Il existe des règles par­ti­cu­lières pour les infrac­tions sexuelles. Successivement, les lois ont pro­lon­gé ce délai. Aujourd’hui la règle pour ces infrac­tions de vingt ans pour les délits et de trente ans pour les crimes à comp­ter de la majo­ri­té de la vic­time. Ce qui veut dire qu’un viol dénon­cé par une vic­time de six ans sera pres­crit qua­rante ans après. Certains demandent l’im­pres­crip­ti­bi­li­té de ces infrac­tions. La pres­crip­tion, se fonde, dans tous les droits, sur l’ou­bli ; son allon­ge­ment rend dif­fi­cile, voire impos­sible la réunion de preuves, néces­saires au juge­ment, mais donne le droit à la vic­time de se sou­ve­nir et/ou de por­ter plainte tardivement.

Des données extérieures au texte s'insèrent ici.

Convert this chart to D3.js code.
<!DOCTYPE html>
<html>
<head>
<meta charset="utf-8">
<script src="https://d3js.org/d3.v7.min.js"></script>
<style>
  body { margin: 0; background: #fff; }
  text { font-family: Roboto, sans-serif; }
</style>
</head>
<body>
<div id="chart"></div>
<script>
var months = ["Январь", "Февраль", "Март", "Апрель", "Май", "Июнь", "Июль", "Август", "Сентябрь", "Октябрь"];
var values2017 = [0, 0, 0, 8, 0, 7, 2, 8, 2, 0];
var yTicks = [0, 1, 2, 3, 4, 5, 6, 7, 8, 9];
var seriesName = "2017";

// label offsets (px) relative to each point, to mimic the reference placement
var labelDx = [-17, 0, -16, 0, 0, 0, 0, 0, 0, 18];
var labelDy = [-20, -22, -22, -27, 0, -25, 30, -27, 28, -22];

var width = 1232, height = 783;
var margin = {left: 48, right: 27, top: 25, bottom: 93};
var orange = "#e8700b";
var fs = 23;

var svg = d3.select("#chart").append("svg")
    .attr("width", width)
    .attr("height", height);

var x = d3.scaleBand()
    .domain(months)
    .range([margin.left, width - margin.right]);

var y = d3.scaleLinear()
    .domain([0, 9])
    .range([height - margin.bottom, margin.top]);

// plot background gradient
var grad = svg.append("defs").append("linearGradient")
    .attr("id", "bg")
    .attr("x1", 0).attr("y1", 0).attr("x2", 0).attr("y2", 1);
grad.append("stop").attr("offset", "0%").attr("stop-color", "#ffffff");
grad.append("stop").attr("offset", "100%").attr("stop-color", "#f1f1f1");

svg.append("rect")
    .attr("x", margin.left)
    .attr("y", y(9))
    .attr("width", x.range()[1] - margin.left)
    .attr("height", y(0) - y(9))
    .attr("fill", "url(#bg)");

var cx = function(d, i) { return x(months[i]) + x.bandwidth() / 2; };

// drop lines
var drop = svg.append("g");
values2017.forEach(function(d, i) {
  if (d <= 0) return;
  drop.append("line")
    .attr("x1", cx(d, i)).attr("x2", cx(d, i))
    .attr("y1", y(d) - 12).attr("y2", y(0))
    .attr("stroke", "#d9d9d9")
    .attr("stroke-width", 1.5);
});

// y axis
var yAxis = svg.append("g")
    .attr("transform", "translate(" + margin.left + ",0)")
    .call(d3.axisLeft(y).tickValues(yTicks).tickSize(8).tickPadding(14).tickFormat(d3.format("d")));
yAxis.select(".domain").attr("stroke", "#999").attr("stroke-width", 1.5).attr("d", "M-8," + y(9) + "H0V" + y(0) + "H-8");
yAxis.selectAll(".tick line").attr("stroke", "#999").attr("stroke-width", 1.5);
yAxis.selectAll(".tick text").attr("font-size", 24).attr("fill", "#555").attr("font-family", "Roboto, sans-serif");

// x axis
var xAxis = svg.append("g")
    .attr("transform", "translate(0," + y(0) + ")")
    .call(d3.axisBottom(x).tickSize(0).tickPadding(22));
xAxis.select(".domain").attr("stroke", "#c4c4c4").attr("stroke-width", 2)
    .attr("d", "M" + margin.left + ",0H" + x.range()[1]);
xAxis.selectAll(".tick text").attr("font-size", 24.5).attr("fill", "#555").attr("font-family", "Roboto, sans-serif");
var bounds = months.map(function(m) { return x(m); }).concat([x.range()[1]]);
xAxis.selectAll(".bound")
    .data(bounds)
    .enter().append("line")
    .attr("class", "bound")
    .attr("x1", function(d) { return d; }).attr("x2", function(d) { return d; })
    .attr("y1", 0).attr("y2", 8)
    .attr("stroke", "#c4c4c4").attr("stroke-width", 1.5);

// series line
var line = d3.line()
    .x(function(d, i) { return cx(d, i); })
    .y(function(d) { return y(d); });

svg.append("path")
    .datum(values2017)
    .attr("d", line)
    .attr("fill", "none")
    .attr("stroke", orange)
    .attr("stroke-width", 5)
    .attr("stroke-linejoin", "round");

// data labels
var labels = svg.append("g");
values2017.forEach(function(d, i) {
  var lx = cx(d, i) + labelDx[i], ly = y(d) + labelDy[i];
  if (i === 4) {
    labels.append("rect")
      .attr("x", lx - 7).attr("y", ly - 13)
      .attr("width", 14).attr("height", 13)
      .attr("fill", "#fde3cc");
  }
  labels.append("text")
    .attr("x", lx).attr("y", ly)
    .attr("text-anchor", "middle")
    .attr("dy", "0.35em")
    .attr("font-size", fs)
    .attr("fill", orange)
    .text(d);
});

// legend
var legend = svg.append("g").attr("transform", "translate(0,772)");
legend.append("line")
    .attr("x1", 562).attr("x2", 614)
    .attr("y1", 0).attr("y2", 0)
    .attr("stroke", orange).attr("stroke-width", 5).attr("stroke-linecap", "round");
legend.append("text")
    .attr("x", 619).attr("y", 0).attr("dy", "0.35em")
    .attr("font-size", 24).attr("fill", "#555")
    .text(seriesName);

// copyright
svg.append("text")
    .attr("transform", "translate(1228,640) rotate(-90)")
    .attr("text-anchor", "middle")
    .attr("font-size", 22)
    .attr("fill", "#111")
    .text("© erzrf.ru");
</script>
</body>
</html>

C’est un débat impor­tant dans une socié­té vic­ti­maire, où les règles sont défi­nies par les besoins sup­po­sés des vic­times d’une recon­nais­sance judi­ciaire, ou d’une peine.

Pour conclure, les pro­jets de lois actuels pro­tègent les mineurs vic­times d’in­frac­tions sexuelles : si la majo­ri­té sexuelle est à ce jour fixée à quinze ans, la prise en compte de la contrainte, ou de la sur­prise pro­tège les mineurs de moins de quinze ans et jus­qu’à dix-huit ans. Mais qu’en est-il de leur liberté ?

*Magistrat hono­raire.

[1] Sept ans d’emprisonnement encouru.

[2] Article 227–25 code pénal : Hors le cas de viol ou de toute autre agres­sion sexuelle, le fait, par un majeur, d’exer­cer sans vio­lence, contrainte, ni menace ni sur­prise, une atteinte sexuelle sur la per­sonne d’un mineur de quinze ans est puni de sept ans d’emprisonnement et de 100.000 euros d’amende.

NB mineur de quinze ans = moins de quinze ans 

[3] – une atteinte sexuelle sans vio­lence par un ascen­dant, ou une per­sonne ayant auto­ri­té est punis­sable jus­qu’à l’âge de dix-huit ans du mineur (délit : dix ans d’emprisonnement encouru)

- une agres­sion sexuelle, atteinte sexuelle sans péné­tra­tion, mais avec vio­lence, contrainte, menace ou sur­prise”, est un délit (sept à dix ans encou­rus) quel que soit l’âge de la vic­time, le jeune âge de la vic­time aggra­vant la peine encou­rue, ou si le soup­çon­né est un ascen­dant ou une per­sonne ayant autorité.

- un viol (crime de quinze à trente ans encou­rus) :  acte de péné­tra­tion sexuelle, de quelque nature qu’il soit, avec vio­lence, contrainte, menace ou sur­prise ; la peine est aggra­vée si la vic­time a moins de 15 ans.

- une nou­velle caté­go­rie depuis la loi du 8 février 2010 : le viol ou l’a­gres­sion “inces­tueux ” (avec une énu­mé­ra­tion des liens avec la vic­time) :  nou­velle qua­li­fi­ca­tion, et mêmes peines.